Make the most of the envelope
- Printing a short 'teaser' message can build interest in what's inside.
- If you are a small firm, mailing a small list, consider writing envelopes by hand.
- Put your return address on every envelope. This allows you to update your mailing list if letters are returned to sender.
6. Getting professional help with your mailing
Should you write the mailshot yourself?
- If you have a good knowledge of your product and audience, and good writing skills, you can probably write it yourself.
- Look through the direct mail and emails you receive, and learn from other people's mistakes. Which do you open? Which do you reply to, and why?
- Do a test mailing to a small proportion of your audience to find out if the DIY approach gets results. If response is poor, get help from a professional.
- A good freelance should be able to write a compelling mailshot for a few hundred pounds.

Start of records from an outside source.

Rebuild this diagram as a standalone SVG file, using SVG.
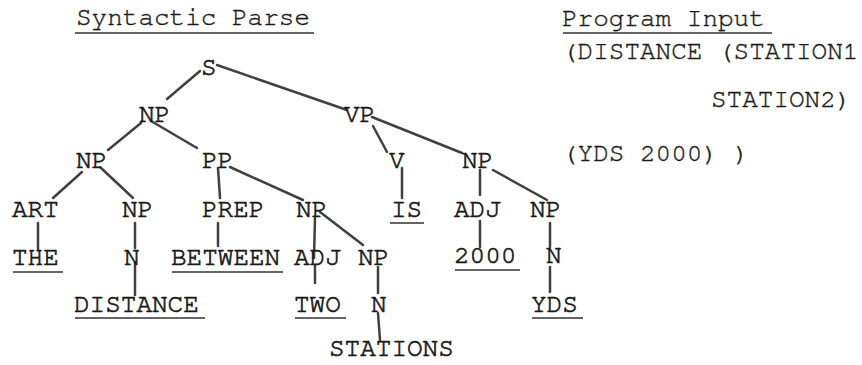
<svg xmlns="http://www.w3.org/2000/svg" width="862" height="365" viewBox="0 0 862 365">
<style>
text{font-family:"Nimbus Mono PS","FreeMono","Courier","Liberation Mono",monospace;font-size:26px;fill:#1a1a1a;stroke:#1a1a1a;stroke-width:0.7}
.t{stroke-width:0.4}
.ul{stroke:#333;stroke-width:1.6}
.c line{stroke:#404040;stroke-width:2.5;stroke-linecap:round}
</style>
<rect width="862" height="365" fill="#fff"/>
<g id="title-parse"><text class="t" x="76" y="25">Syntactic Parse</text><line class="ul" x1="75" y1="33" x2="314" y2="33"/></g>
<g id="title-input"><text class="t" x="562" y="26">Program Input</text><line class="ul" x1="563" y1="33" x2="772" y2="33"/></g>
<g id="input-text">
<text class="t" x="562" y="59">(DISTANCE (STATION1</text>
<text class="t" x="711" y="107">STATION2)</text>
<text class="t" x="562" y="161">(YDS 2000) )</text>
</g>
<g class="c" id="connectors">
<line x1="200" y1="71" x2="167" y2="99"/>
<line x1="217" y1="65" x2="347" y2="110"/>
<line x1="141" y1="123" x2="108" y2="150"/>
<line x1="151" y1="121" x2="197" y2="148"/>
<line x1="373" y1="126" x2="387" y2="152"/>
<line x1="372" y1="117" x2="462" y2="153"/>
<line x1="82" y1="172" x2="53" y2="198"/>
<line x1="100" y1="167" x2="133" y2="198"/>
<line x1="218" y1="168" x2="220" y2="198"/>
<line x1="230" y1="167" x2="303" y2="200"/>
<line x1="402" y1="168" x2="402" y2="198"/>
<line x1="480" y1="170" x2="480" y2="195"/>
<line x1="493" y1="170" x2="547" y2="200"/>
<line x1="38" y1="223" x2="38" y2="250"/>
<line x1="135" y1="223" x2="135" y2="248"/>
<line x1="218" y1="223" x2="218" y2="246"/>
<line x1="315" y1="218" x2="314" y2="258"/>
<line x1="320" y1="212" x2="363" y2="245"/>
<line x1="480" y1="221" x2="480" y2="247"/>
<line x1="550" y1="223" x2="550" y2="247"/>
<line x1="135" y1="263" x2="135" y2="295"/>
<line x1="315" y1="266" x2="315" y2="283"/>
<line x1="378" y1="267" x2="378" y2="293"/>
<line x1="378" y1="313" x2="380" y2="340"/>
<line x1="550" y1="267" x2="550" y2="292"/>
</g>
<g id="n-S"><text x="201" y="75">S</text></g>
<g id="n-NP1"><text x="139" y="122">NP</text></g>
<g id="n-VP"><text x="344" y="122">VP</text></g>
<g id="n-NP2"><text x="76" y="168">NP</text></g>
<g id="n-PP"><text x="202" y="168">PP</text></g>
<g id="n-V"><text x="389" y="168">V</text></g>
<g id="n-NP3"><text x="462" y="168">NP</text></g>
<g id="n-ART"><text x="12" y="217">ART</text></g>
<g id="n-NP4"><text x="122" y="217">NP</text></g>
<g id="n-PREP"><text x="202" y="217">PREP</text></g>
<g id="n-NP5"><text x="296" y="217">NP</text></g>
<g id="n-IS"><text x="391" y="217">IS</text><line class="ul" x1="390" y1="223" x2="424" y2="223"/></g>
<g id="n-ADJ1"><text x="454" y="217">ADJ</text></g>
<g id="n-NP6"><text x="530" y="217">NP</text></g>
<g id="n-THE"><text x="12" y="265">THE</text><line class="ul" x1="13" y1="272" x2="63" y2="272"/></g>
<g id="n-N1"><text x="124" y="265">N</text></g>
<g id="n-BETWEEN"><text x="171" y="265">BETWEEN</text><line class="ul" x1="172" y1="272" x2="283" y2="272"/></g>
<g id="n-ADJ2"><text x="294" y="265">ADJ</text></g>
<g id="n-NP7"><text x="358" y="265">NP</text></g>
<g id="n-2000"><text x="454" y="263">2000</text><line class="ul" x1="455" y1="270" x2="520" y2="270"/></g>
<g id="n-N2"><text x="546" y="263">N</text></g>
<g id="n-DISTANCE"><text x="74" y="312">DISTANCE</text><line class="ul" x1="75" y1="318" x2="205" y2="318"/></g>
<g id="n-TWO"><text x="294" y="312">TWO</text><line class="ul" x1="295" y1="318" x2="346" y2="318"/></g>
<g id="n-N3"><text x="371" y="312">N</text></g>
<g id="n-YDS"><text x="531" y="312">YDS</text><line class="ul" x1="532" y1="318" x2="583" y2="318"/></g>
<g id="n-STATIONS"><text x="329" y="356">STATIONS</text></g>
</svg>
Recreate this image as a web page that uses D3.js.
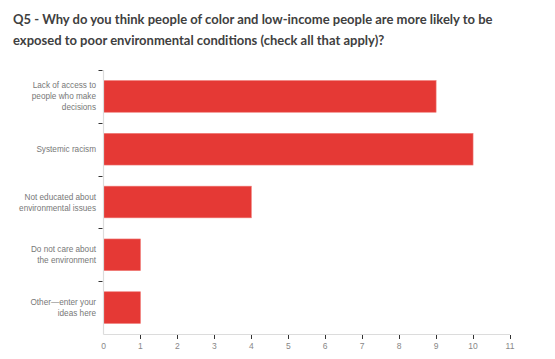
<!DOCTYPE html>
<html><head><meta charset="utf-8">
<script src="https://cdn.jsdelivr.net/npm/d3@7"></script>
<style>body{margin:0;background:#fff;} svg{display:block;}</style>
</head><body>
<script>
const titleLines = ["Q5 - Why do you think people of color and low-income people are more likely to be",
                    "exposed to poor environmental conditions (check all that apply)?"];
const categories = [
  ["Lack of access to","people who make","decisions"],
  ["Systemic racism"],
  ["Not educated about","environmental issues"],
  ["Do not care about","the environment"],
  ["Other\u2014enter your","ideas here"]
];
const values = [9, 10, 4, 1, 1];
const xTicks = [0,1,2,3,4,5,6,7,8,9,10,11];

(function(){
const W = 555, H = 359;
const svg = d3.select("body").append("svg").attr("width", W).attr("height", H);

svg.append("g").selectAll("text").data(titleLines).join("text")
  .attr("x", 13).attr("y", (d,i) => 24 + i*21)
  .attr("font-family", "Lato, 'Open Sans', sans-serif")
  .attr("font-weight", "bold").attr("font-size", 13)
  .attr("fill", "#404040").text(d => d);

const mL = 103.5, mR = 510, mT = 70, mB = 334;
const x = d3.scaleLinear().domain([0, 11]).range([mL, mR]);
const idx = d3.range(categories.length);
const y = d3.scaleBand().domain(idx).range([mT, mB]).paddingInner(0.4).paddingOuter(0.2);

svg.append("g").selectAll("rect").data(idx).join("rect")
  .attr("x", x(0)).attr("y", i => y(i))
  .attr("width", i => x(values[i]) - x(0)).attr("height", y.bandwidth())
  .attr("fill", "#e53935").attr("stroke", "#f07a76").attr("stroke-width", 0.6);

svg.append("line").attr("x1", mL).attr("x2", mL).attr("y1", mT).attr("y2", mB+0.5)
  .attr("stroke", "#dcdcdc").attr("stroke-width", 1.2);
svg.append("line").attr("x1", mL).attr("x2", mR).attr("y1", mB+0.5).attr("y2", mB+0.5)
  .attr("stroke", "#dcdcdc").attr("stroke-width", 1.2);

const xa = svg.append("g");
xa.selectAll("line").data(xTicks.slice(1)).join("line")
  .attr("x1", d => Math.round(x(d))+0.5).attr("x2", d => Math.round(x(d))+0.5)
  .attr("y1", mB+1).attr("y2", mB+5).attr("stroke", "#333").attr("stroke-width", 1);
xa.selectAll("text").data(xTicks).join("text")
  .attr("x", d => x(d)).attr("y", mB+15)
  .attr("text-anchor", "middle").attr("font-family", "'Liberation Sans', Arial, sans-serif")
  .attr("font-size", 8.5).attr("fill", "#888").text(d => d);

const step = y.step();
const bounds = idx.map(i => y(i) - step*y.paddingInner()/2);
svg.append("g").selectAll("line").data(bounds).join("line")
  .attr("x1", mL-5).attr("x2", mL-1)
  .attr("y1", d => Math.round(d)+0.5).attr("y2", d => Math.round(d)+0.5)
  .attr("stroke", "#333").attr("stroke-width", 1);

const lh = 11;
const yl = svg.append("g");
idx.forEach(i => {
  const lines = categories[i];
  const cy = y(i) + y.bandwidth()/2;
  const t = yl.append("text").attr("text-anchor", "end")
    .attr("font-family", "'Liberation Sans', Arial, sans-serif")
    .attr("font-size", 8.2).attr("fill", "#777");
  lines.forEach((ln, k) => {
    t.append("tspan").attr("x", 96)
      .attr("y", cy + (k - (lines.length-1)/2)*lh + 3).text(ln);
  });
});
})();
</script>
</body></html>
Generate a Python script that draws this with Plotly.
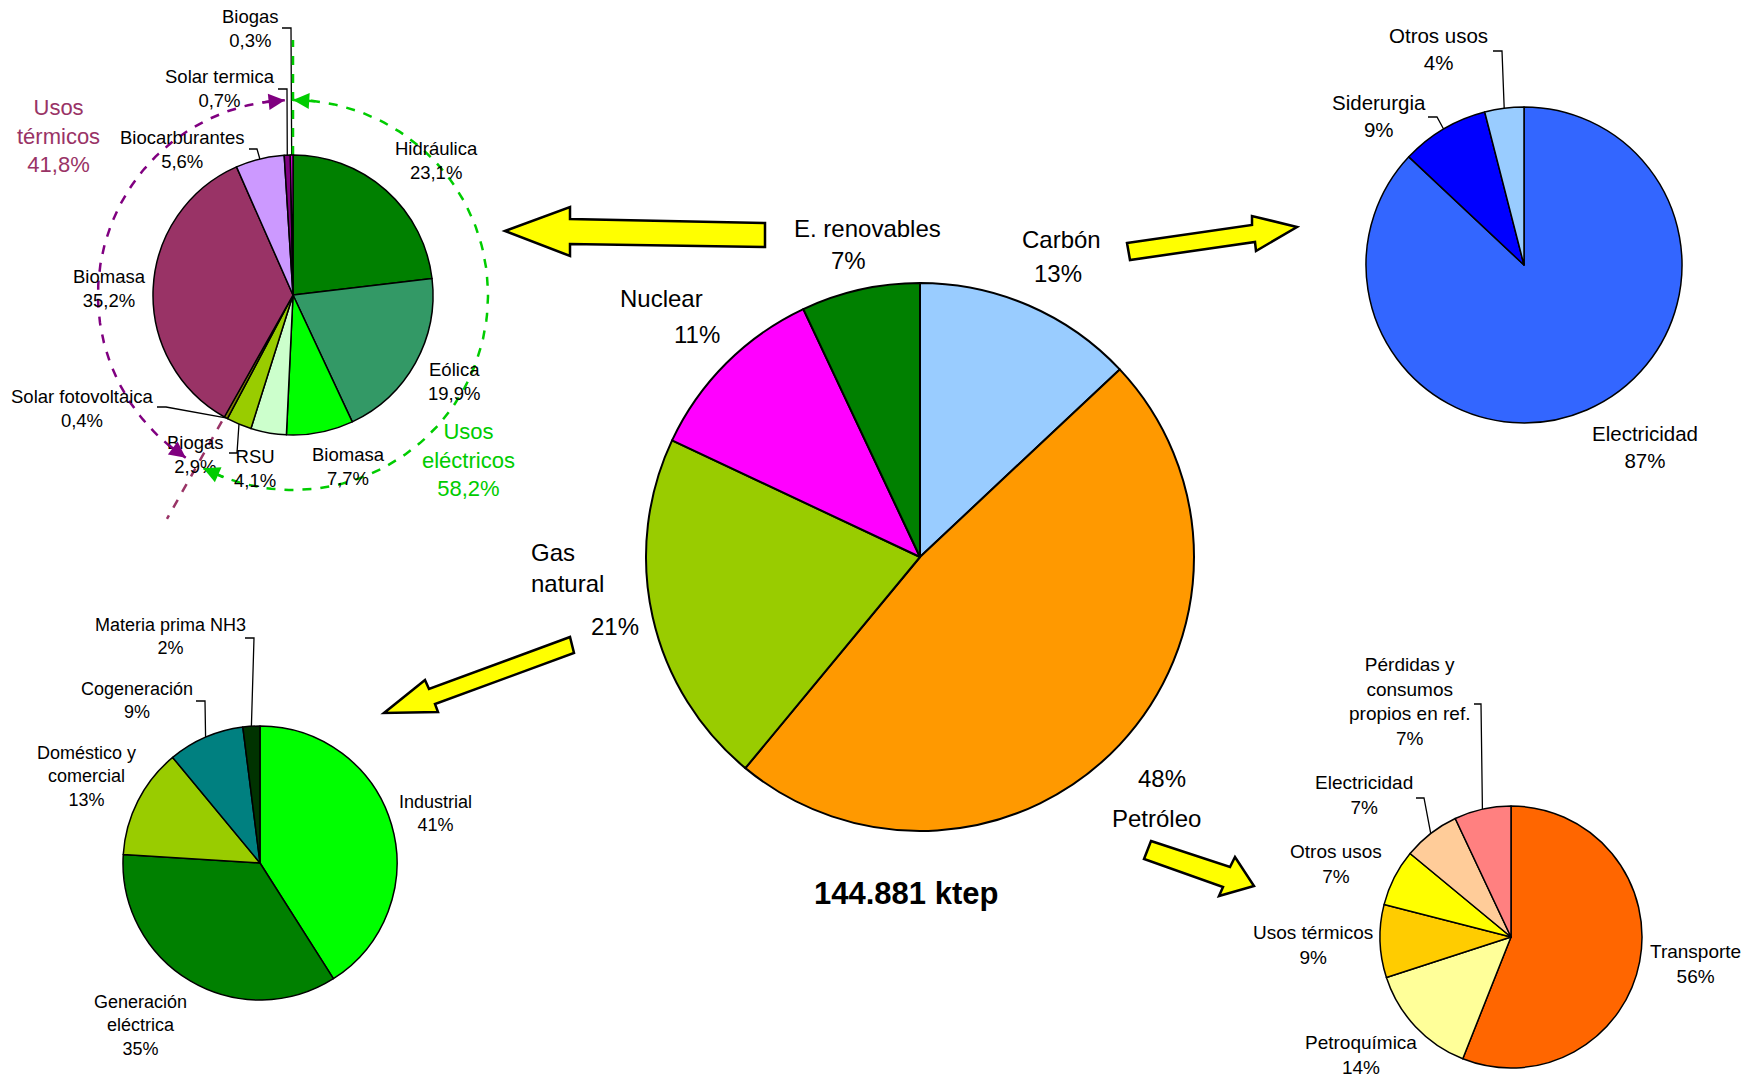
import numpy as np
import plotly.graph_objects as go

W, H = 1748, 1081
FONT = "Liberation Sans, Arial, sans-serif"

# consumo de energia primaria (%)
fuentes = ["Carbón", "Petróleo", "Gas<br>natural", "Nuclear", "E. renovables"]
fuentes_pct = [13, 48, 21, 11, 7]
fuentes_col = ["#99CCFF", "#FF9900", "#99CC00", "#FF00FF", "#008000"]
total_txt = "144.881 ktep"

# renovables (%)
renov = ["Hidráulica", "Eólica", "Biomasa", "RSU", "Biogas", "Solar fotovoltaica",
         "Biomasa", "Biocarburantes", "Solar termica", "Biogas"]
renov_pct = [23.1, 19.9, 7.7, 4.1, 2.9, 0.4, 35.2, 5.6, 0.7, 0.3]
renov_col = ["#008000", "#339966", "#00FF00", "#CCFFCC", "#99CC00", "#808000",
             "#993366", "#CC99FF", "#800080", "#FF00FF"]
usos = ["Usos<br>térmicos", "Usos<br>eléctricos"]
usos_pct = [41.8, 58.2]
usos_col = ["#993366", "#00CC00"]

# carbon (%)
carbon = ["Electricidad", "Siderurgia", "Otros usos"]
carbon_pct = [87, 9, 4]
carbon_col = ["#3366FF", "#0000FF", "#99CCFF"]

# gas natural (%)
gas = ["Industrial", "Generación<br>eléctrica", "Doméstico y<br>comercial",
       "Cogeneración", "Materia prima NH3"]
gas_pct = [41, 35, 13, 9, 2]
gas_col = ["#00FF00", "#008000", "#99CC00", "#008080", "#003300"]

# petroleo (%)
petro = ["Transporte", "Petroquímica", "Usos térmicos", "Otros usos", "Electricidad",
         "Pérdidas y<br>consumos<br>propios en ref."]
petro_pct = [56, 14, 9, 7, 7, 7]
petro_col = ["#FF6600", "#FFFF99", "#FFCC00", "#FFFF00", "#FFCC99", "#FF8080"]


def fmt(v, dec):
    return f"{v:.{dec}f}".replace(".", ",") + "%"


def edge(c, r, vals, i):
    # punto del borde en la mitad de la porcion i (sentido horario desde las 12)
    tot = sum(vals)
    a = np.radians((sum(vals[:i]) + vals[i] / 2) / tot * 360)
    return c[0] + r * np.sin(a), c[1] - r * np.cos(a)


def polar(c, r, deg):
    a = np.radians(deg)
    return c[0] + r * np.sin(a), c[1] - r * np.cos(a)


pies = [
    dict(labels=fuentes, vals=fuentes_pct, col=fuentes_col, c=(920, 557), r=274, lw=2),
    dict(labels=renov, vals=renov_pct, col=renov_col, c=(293, 295), r=140, lw=1.5,
         size=18.5, dec=1,
         pos=[(436, 160), (454, 381), (348, 466), (255, 468), (195, 454), (82, 408),
              (109, 288), (182, 149), (220, 88), (250, 28)],
         leaders=[(9, (282, 28), (291, 28)), (8, (278, 89), (287, 89)),
                  (7, (249, 149), (257, 149)), (5, (157, 407), (166, 407)),
                  (4, (229, 453), (237, 453))]),
    dict(labels=carbon, vals=carbon_pct, col=carbon_col, c=(1524, 265), r=158, lw=1.5,
         size=20.5, dec=0,
         pos=[(1645, 447), (1379, 116), (1438, 49)],
         leaders=[(2, (1493, 51), (1502, 51)), (1, (1428, 117), (1437, 117))]),
    dict(labels=gas, vals=gas_pct, col=gas_col, c=(260, 863), r=137, lw=1.5,
         size=18, dec=0,
         pos=[(435, 813), (140, 1025), (86, 776), (137, 700), (170, 636)],
         leaders=[(4, (245, 638), (254, 638)), (3, (196, 701), (205, 701))]),
    dict(labels=petro, vals=petro_pct, col=petro_col, c=(1511, 937), r=131, lw=1.5,
         size=19, dec=0,
         pos=[(1695, 964), (1361, 1055), (1313, 945), (1336, 864), (1364, 795), (1409, 701)],
         leaders=[(5, (1474, 704), (1481, 704)), (4, (1416, 798), (1424, 798))]),
]

fig = go.Figure()
annotations = []

for p in pies:
    cx, cy = p["c"]
    r = p["r"]
    fig.add_trace(go.Pie(
        labels=[f"{i}" for i in range(len(p["vals"]))], values=p["vals"],
        marker=dict(colors=p["col"], line=dict(color="black", width=p["lw"])),
        sort=False, direction="clockwise", rotation=0, textinfo="none",
        hoverinfo="skip", showlegend=False,
        domain=dict(x=[(cx - r) / W, (cx + r) / W], y=[1 - (cy + r) / H, 1 - (cy - r) / H]),
    ))
    if "pos" in p:
        for name, v, (x, y) in zip(p["labels"], p["vals"], p["pos"]):
            annotations.append(dict(x=x, y=y, text=f"{name}<br>{fmt(v, p['dec'])}",
                                    showarrow=False, font=dict(size=p["size"], color="black")))
        for i, a, b in p["leaders"]:
            e = edge(p["c"], r, p["vals"], i)
            fig.add_trace(go.Scatter(x=[a[0], b[0], e[0]], y=[a[1], b[1], e[1]], mode="lines",
                                     line=dict(color="black", width=1.3),
                                     hoverinfo="skip", showlegend=False))

# etiquetas del grafico principal
name_pos = [(1061, 239), (1156, 818), (529, 568), (661, 298), (867, 228)]
pct_pos = [(1058, 273), (1162, 778), (615, 626), (697, 334), (848, 260)]
for k, (name, v) in enumerate(zip(fuentes, fuentes_pct)):
    nx, ny = name_pos[k]
    left = "<br>" in name
    annotations.append(dict(x=nx, y=ny, text=name, showarrow=False,
                            xanchor="left" if left else "center", align="left",
                            font=dict(size=24, color="black")))
    annotations.append(dict(x=pct_pos[k][0], y=pct_pos[k][1], text=f"{v}%", showarrow=False,
                            font=dict(size=24, color="black")))
annotations.append(dict(x=906, y=893, text=f"<b>{total_txt}</b>", showarrow=False,
                        font=dict(size=31, color="black")))

# usos termicos / electricos alrededor del grafico de renovables
rc = pies[1]["c"]
for name, v, col, (x, y) in zip(usos, usos_pct, usos_col, [(58, 136), (468, 460)]):
    annotations.append(dict(x=x, y=y, text=f"{name}<br>{fmt(v, 1)}", showarrow=False,
                            font=dict(size=22, color=col)))

elec_deg = sum(renov_pct[:6]) / sum(renov_pct) * 360
R = 195
arcs = [("#00CC00", 0.0, elec_deg - 2), ("#800080", elec_deg + 4, 357.6)]
for col, a0, a1 in arcs:
    t = np.linspace(a0, a1, 120)
    pts = [polar(rc, R, d) for d in t]
    fig.add_trace(go.Scatter(x=[q[0] for q in pts], y=[q[1] for q in pts], mode="lines",
                             line=dict(color=col, width=2.5, dash="dash"),
                             hoverinfo="skip", showlegend=False))
    for tip_deg, tail_deg in [(a0, a0 + 7), (a1, a1 - 7)]:
        tip = polar(rc, R, tip_deg)
        tail = polar(rc, R, tail_deg)
        annotations.append(dict(x=tip[0], y=tip[1], ax=tail[0] - tip[0], ay=tail[1] - tip[1],
                                text="", showarrow=True, arrowhead=2, arrowsize=1.3,
                                arrowwidth=2.5, arrowcolor=col, standoff=0))

# lineas divisorias de los usos
for col, deg, r0, r1 in [("#00CC00", 0.0, 140, 255), ("#993366", elec_deg, 145, 257)]:
    a, b = polar(rc, r0, deg), polar(rc, r1, deg)
    fig.add_trace(go.Scatter(x=[a[0], b[0]], y=[a[1], b[1]], mode="lines",
                             line=dict(color=col, width=2.5, dash="dash"),
                             hoverinfo="skip", showlegend=False))

# flechas amarillas
flechas = [
    [(505, 231), (570, 207), (570, 219), (765, 223), (765, 247), (570, 244), (570, 256)],
    [(1127, 243), (1252, 225), (1252, 216), (1297, 227), (1256, 251), (1255, 242), (1130, 260)],
    [(570, 637), (429, 689), (425, 680), (384, 713), (438, 712), (435, 704), (574, 653)],
    [(1151, 841), (1230, 867), (1235, 857), (1254, 886), (1219, 896), (1223, 887), (1144, 859)],
]
shapes = []
for f in flechas:
    path = "M " + " L ".join(f"{x},{y}" for x, y in f) + " Z"
    shapes.append(dict(type="path", path=path, xref="x", yref="y", fillcolor="#FFFF00",
                       line=dict(color="black", width=2.5), layer="above"))

fig.update_layout(
    width=W, height=H, margin=dict(l=0, r=0, t=0, b=0),
    paper_bgcolor="white", plot_bgcolor="white",
    font=dict(family=FONT, color="black"),
    xaxis=dict(range=[0, W], visible=False, fixedrange=True, domain=[0, 1]),
    yaxis=dict(range=[H, 0], visible=False, fixedrange=True, domain=[0, 1]),
    annotations=annotations, shapes=shapes, showlegend=False,
)

fig.write_html("out.html", config={"displayModeBar": False},
               post_script="document.body.style.margin='0';document.body.style.overflow='hidden';")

- Find direct marketing guidance and suppliers from the Data and Marketing Association.
- Get guidance on advertising regulations or bespoke copy advice from the Committees of Advertising Practice.
- Find out about your data protection obligations from the Information Commissioner's Office.
- Find out about Business Reply and Freepost services from Royal Mail.
- Check call costs for different phone numbers through Ofcom.